It’s not often you get to sell a home to a billionaire. You will probably never meet Chinese billionaire Zhang Xin at an open for inspection. But you should know more about her.
Ms Zhang is so typical of the country’s overseas investment activity that every Australian real estate agent should study her carefully if they hope to succeed with Chinese buyers.
With US$3.6 billion and not yet 50 years old, Miss Zhang has much more money than Donald Trump and Oprah Winfrey. She is the seventh wealthiest self-made female billionaire in the world.
Ms Zhang's investments in overseas countries like Australia are legendary. For example, she is the biggest foreign investor in New York, where she has invested more than US$1 billion.
Here are the six things you can learn from Ms Zhang:
1. Chinese investors may be risk takers
Ms Zhang made it all herself. She didn’t inherit any of her money. This is something you quickly learn about high-net-worth Chinese of her age. They all started out poor. Just a few decades ago, the entire country was sunk in poverty and misery.
To make so much money, so fast, and from such a disadvantaged starting point, individuals like Ms Zhang have had to be incredible risk takers. This is why they are willing to invest in Australian real estate, a market that may be new to them.
2. They have large cash reserves
Ms Zhang was born in Beijing in 1965. She suffered through Mao’s cultural revolution, then escaped with her mother to Hong Kong at the age of 14. Their shared 'home' was a room, just big enough for their two bunk beds.
Yet even at a young age, Ms Zhang had high hopes. She worked for five years in small garment and electronics factories, saving her earnings until she had enough – at age 19 – to buy an airfare to London. There she studied English and launched herself into her successful career.
The importance of penny pinching to Ms Zhang’s final success points out an important fact about most Chinese investors. By Australian standards, they are huge savers. The national savings rate in China is the highest in the world. China has more than US$15 trillion in bank deposits, and they are banking an extra US$2 trillion every year.
Only a small percentage of Australian buyers pay in cash, but buyers from China do so about 60 per cent of the time.
3. Many self-made Chinese are female
Here’s another unusual fact about Ms Zhang. Most western billionaires are men. But as a woman, she is representative of many other self-made women in China. These woman are savvy, independent and powerful.
Forget any old-fashioned ideas you may have, and treat your female Chinese buyers with the respect they deserve. Give them the same hard-hitting information on yields and capital gains that you would provide to any serious potential buyer. They are more than able to evaluate an investment property and read a spreadsheet.

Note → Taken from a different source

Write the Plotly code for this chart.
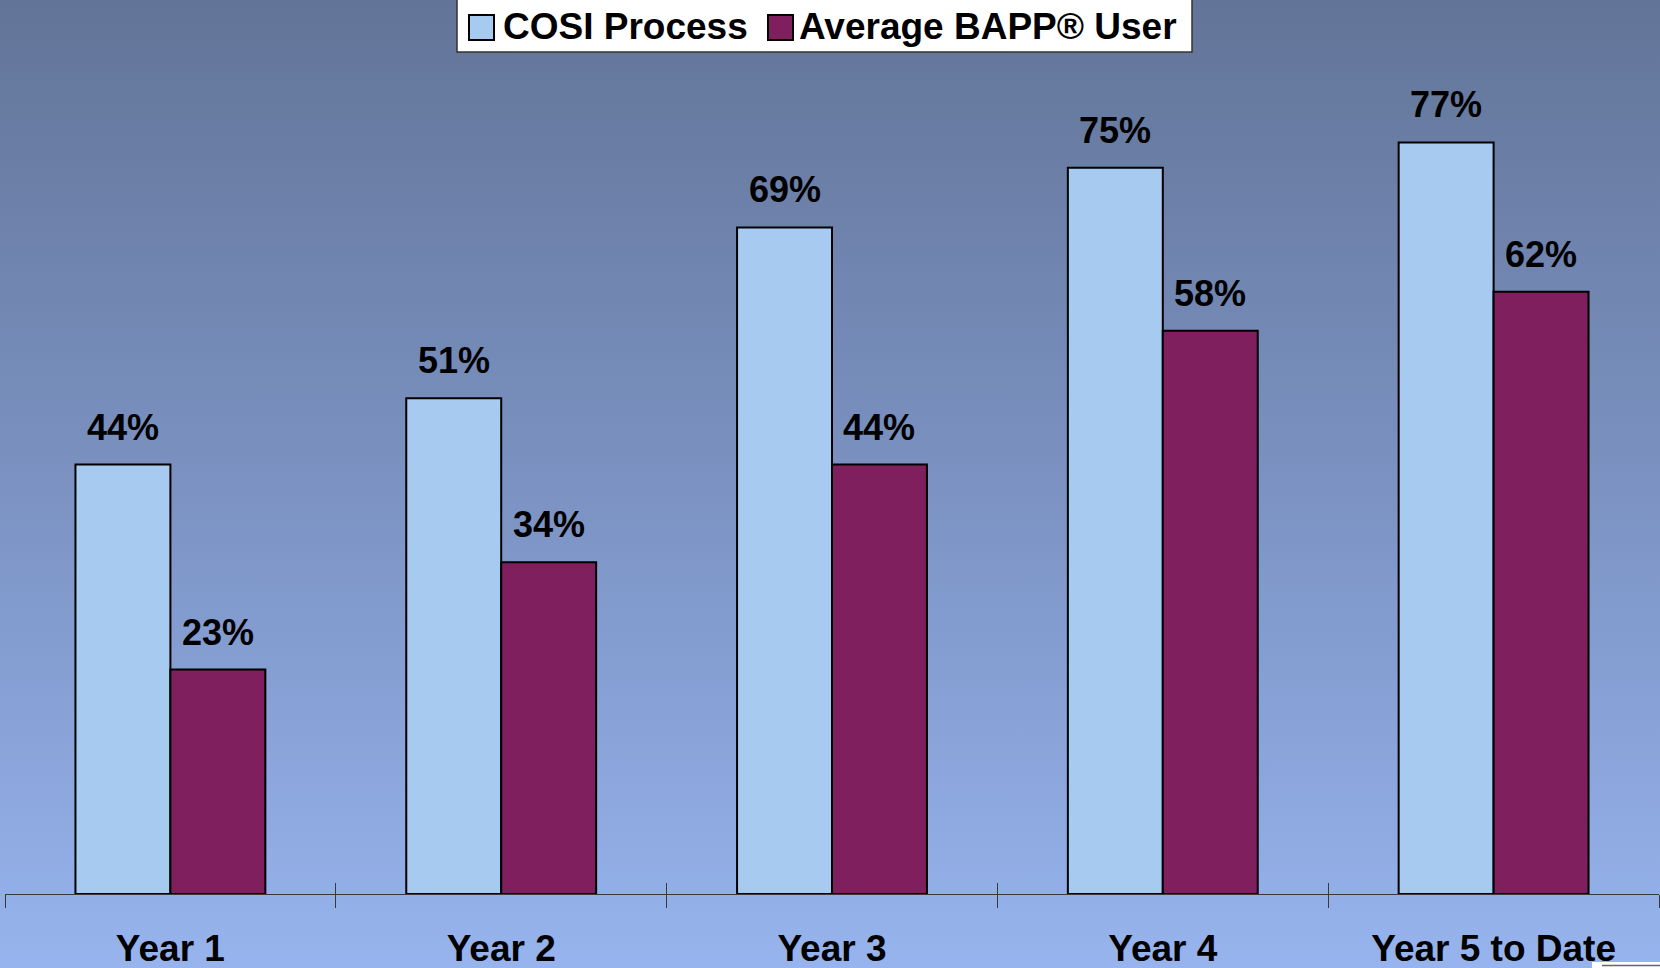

4. They can be tough negotiators
Wealthy Chinese are just like any other good business people who have made their own fortunes. They can be tough negotiators. Ms Zhang herself beat out Leonardo Di Caprio, a Saudi prince and Brad Pitt to win the bidding for a 19th-century townhouse in Manhattan.
Of course, when you have a few billion dollars and you see a property you want, it’s easy enough to spend a little extra to ensure you get it. Those deals do happen. Overall, however, Chinese buyers are just as attached to their money as anyone else. They will try to get the best possible price.
My advice to you is simple: be prepared and be upfront.
5. They know real estate
Many of China's richest persons made their money in real estate development. Ms Zhang is one of these. When working with buyers from China, you may be surprised by how savvy they are about property and investing.
This opens opportunities for agents selling development sites, house and land packages and off-the-plan units. Your Chinese buyers will be able to see the potential value that can be created and spend accordingly.
6. They want balance
High-net-worth Chinese of Ms Zhang’s generation are legendarily hard workers. It’s one of the keys to their success.
Yet today, many of them are realising they need more balance in their lives. A survey shows that 63 per cent of Chinese say their lives are getting too busy, while 44 per cent say this is making it hard for them to take proper care of themselves.
This is one reason Australia is China’s second most favourite country in the world for Chinese buyers. The 'Lucky Country’s' blue skies, clean beaches, vast bushlands, manageable cities, protected environment and healthy food are incredibly appealing to upper-middle-class Chinese and their richer compatriots.
The lesson for agents is to market the lifestyle benefits of the properties you are selling. Make your listing descriptions half investment pitch and half tourist brochure.
Armed with these five facts about Chinese real estate investors, you should be better prepared to make your own fortune by helping these buyers make good investments in Australia.